The $4.5bn Culzean field is an HPHT project for which development approval was granted by the UK Oil & Gas Authority last year to Maersk Oil and its co-venturers, JX Nippon and BP (Britoil). The gas/condensate field has resources estimated at 250-300 MMboe. This is expected to be sufficient to meet 5% of total UK demand when it reaches peak output in 2020-2021. Production is expected to start in 2019 and continue for at least 13 years, reaching a plateau of 60,000-90,000 boe/d. Maersk Oil CEO Jakob Thomasen said: “Culzean is the latest in a series of large investments by Maersk Oil in the North Sea where we are active in Denmark, Norway, and the UK.”
2020 vision
Maersk Drilling’s chief commercial officer Ana Zambelli says the new drilling technology is the differentiating factor for customers when oil prices are so low. Offshore installation manager Craig Fraser adds: “It’s a demanding industry. Clients want performance and the oil market demands that even more. Our clients are always challenging us to improve and I believe that while they always demand more, they get a high-end product.”
The company has set great store by its new rig technology and is working towards what it describes as its ‘2020 strategy’. Five years from now, its drilling rigs will have been fully digitalised with the aim of reducing operating costs, increasing uptime and unlocking currently inaccessible resources from underground. One of the key tools in the digital transformation, says chief technical officer Frederik Smidth, is sensor technology.
“Maersk Drilling has access to large amounts of data that we actually do not put to any operational or commercial use…We can exploit those sensor-related opportunities much more extensively,” he says.

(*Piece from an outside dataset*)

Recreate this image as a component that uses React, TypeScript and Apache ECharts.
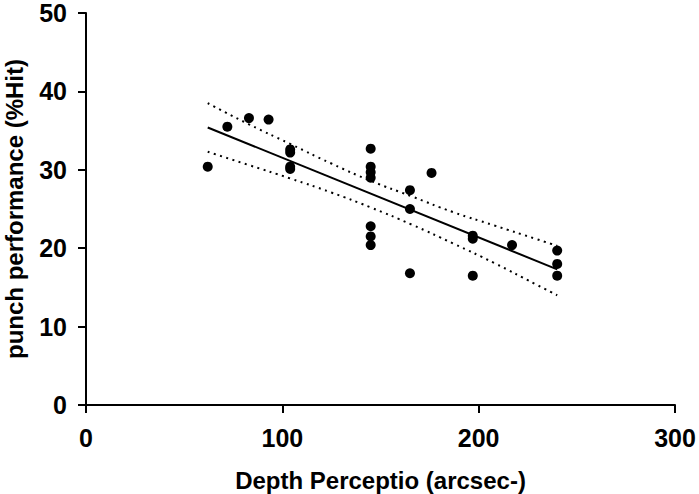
import React, { useEffect, useRef } from "react";
import * as echarts from "echarts";

// Observed data points (Depth Perception vs punch performance)
const depth = [62, 72, 83, 93, 104, 104, 104, 104, 145, 145, 145, 145, 145, 145, 145, 165, 165, 165, 176, 197, 197, 197, 217, 240, 240, 240];
const punch = [30.4, 35.5, 36.6, 36.4, 32.6, 32.2, 30.4, 30.1, 32.7, 30.4, 29.7, 29.0, 22.8, 21.5, 20.4, 27.4, 25.0, 16.8, 29.6, 21.6, 21.2, 16.5, 20.4, 19.7, 18.0, 16.5];

// Regression line
const fitX = [62, 240];
const fitY = [35.4, 17.3];

// 95% confidence band
const bandX = [62, 83, 104, 125, 145, 166, 187, 208, 229, 240];
const bandUpper = [38.5, 35.8, 33.3, 30.8, 28.6, 26.6, 24.6, 22.9, 21.2, 20.3];
const bandLower = [32.3, 30.6, 28.9, 27.1, 25.2, 23.0, 20.6, 18.1, 15.4, 14.0];

const xTicks = [0, 100, 200, 300];
const yTicks = [0, 10, 20, 30, 40, 50];

const FONT = "'Liberation Sans', Arial, Helvetica, sans-serif";

export default function App() {
  const ref = useRef<HTMLDivElement>(null);
  useEffect(() => {
    if (!ref.current) return;
    const chart = echarts.init(ref.current, null, { renderer: "svg" });
    const axisLine = { show: true, lineStyle: { color: "#000", width: 2 } };
    const axisTick = { show: true, inside: false, length: 8, lineStyle: { color: "#000", width: 2 } };
    chart.setOption({
      animation: false,
      backgroundColor: "#fff",
      grid: { left: 86, right: 24, top: 13, bottom: 89, containLabel: false, outerBoundsMode: "none" },
      xAxis: {
        type: "value",
        min: xTicks[0],
        max: xTicks[xTicks.length - 1],
        interval: 100,
        axisLine,
        axisTick,
        splitLine: { show: false },
        axisLabel: { color: "#000", fontFamily: FONT, fontWeight: "bold", fontSize: 25, margin: 20 },
        name: "Depth Perceptio (arcsec-)",
        nameLocation: "middle",
        nameGap: 63,
        nameTextStyle: { color: "#000", fontFamily: FONT, fontWeight: "bold", fontSize: 24 },
      },
      yAxis: {
        type: "value",
        min: yTicks[0],
        max: yTicks[yTicks.length - 1],
        interval: 10,
        axisLine,
        axisTick,
        splitLine: { show: false },
        axisLabel: { color: "#000", fontFamily: FONT, fontWeight: "bold", fontSize: 25, margin: 19 },
        name: "punch performance (%Hit)",
        nameLocation: "middle",
        nameGap: 60,
        nameTextStyle: { color: "#000", fontFamily: FONT, fontWeight: "bold", fontSize: 24 },
      },
      series: [
        {
          type: "line",
          data: bandX.map((x, i) => [x, bandUpper[i]]),
          showSymbol: false,
          smooth: true,
          lineStyle: { color: "#000", width: 2, type: [2, 4.5] },
          silent: true,
        },
        {
          type: "line",
          data: bandX.map((x, i) => [x, bandLower[i]]),
          showSymbol: false,
          smooth: true,
          lineStyle: { color: "#000", width: 2, type: [2, 4.5] },
          silent: true,
        },
        {
          type: "line",
          data: fitX.map((x, i) => [x, fitY[i]]),
          showSymbol: false,
          lineStyle: { color: "#000", width: 2 },
          silent: true,
        },
        {
          type: "scatter",
          data: depth.map((x, i) => [x, punch[i]]),
          symbol: "circle",
          symbolSize: 10,
          itemStyle: { color: "#000", opacity: 1 },
        },
      ],
    });
    return () => chart.dispose();
  }, []);
  return <div ref={ref} style={{ width: 699, height: 494, position: "absolute", left: 0, top: 0 }} />;
}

Sensors can be used for a wide variety of tasks including improving a drilling operation and creating a much more efficient and cost-effective maintenance regime. Smidth points out that Maersk Drilling – like other drilling contractors – is under immense pressure to both cut costs and offer new technologies for its customers. Maersk’s pioneering projects include remote drilling. The company has set up a demonstration project in which the driller’s cabin is separate from the rig. Smidth believes that given the right conditions, it might even be possible to situate it on an onshore location several hundred kilometres from the drilling rig.
Cutting costs
The bottom line for Maersk, as it is for other companies, is to drive down costs. Senior commercial advisor Erik Schou has been prominent in the build-up of Maersk Drilling’s activities in Norway since 1992. He describes the incentive that underpins Maersk’s move in the direction of enhanced drilling technology. “Between 1986 and 1991, most drilling contractors were fighting for their lives in a severe industry downturn,” he says. “But Maersk Drilling was one contractor that emerged from the crisis even stronger than it was before. Maersk Drilling identified a window of opportunity. The Norwegian market was dominated by floaters and a jack-up market was non-existent. This provided an opportunity for us.”
The first jack-up rig, Gallant, was built specifically for the entry into the Norwegian market. Other rigs were then developed for use in Maersk Drilling’s commercial campaign in Norway in the beginning of the 199s.
By then, Maersk had created a new market segment – the Norwegian offshore jack-up sector. Its innovative jack-up rigs made it less costly to operate offshore Norway. Schou believes that there are similar technical opportunities between the 1990s and today’s oil price downturn.
But, he adds: “Success was not guaranteed when Maersk Drilling made the decision to venture into the Norwegian jack-up market. These were rough times, with a tremendous oversupply of drilling rigs. We cannot copy the strategy from the eighties and nineties. But it is nevertheless important to remember that even in the years between 1986 and 1991 we managed to analyse the situation and take advantage of the openings that emerged in the market. We will have to do that once again.”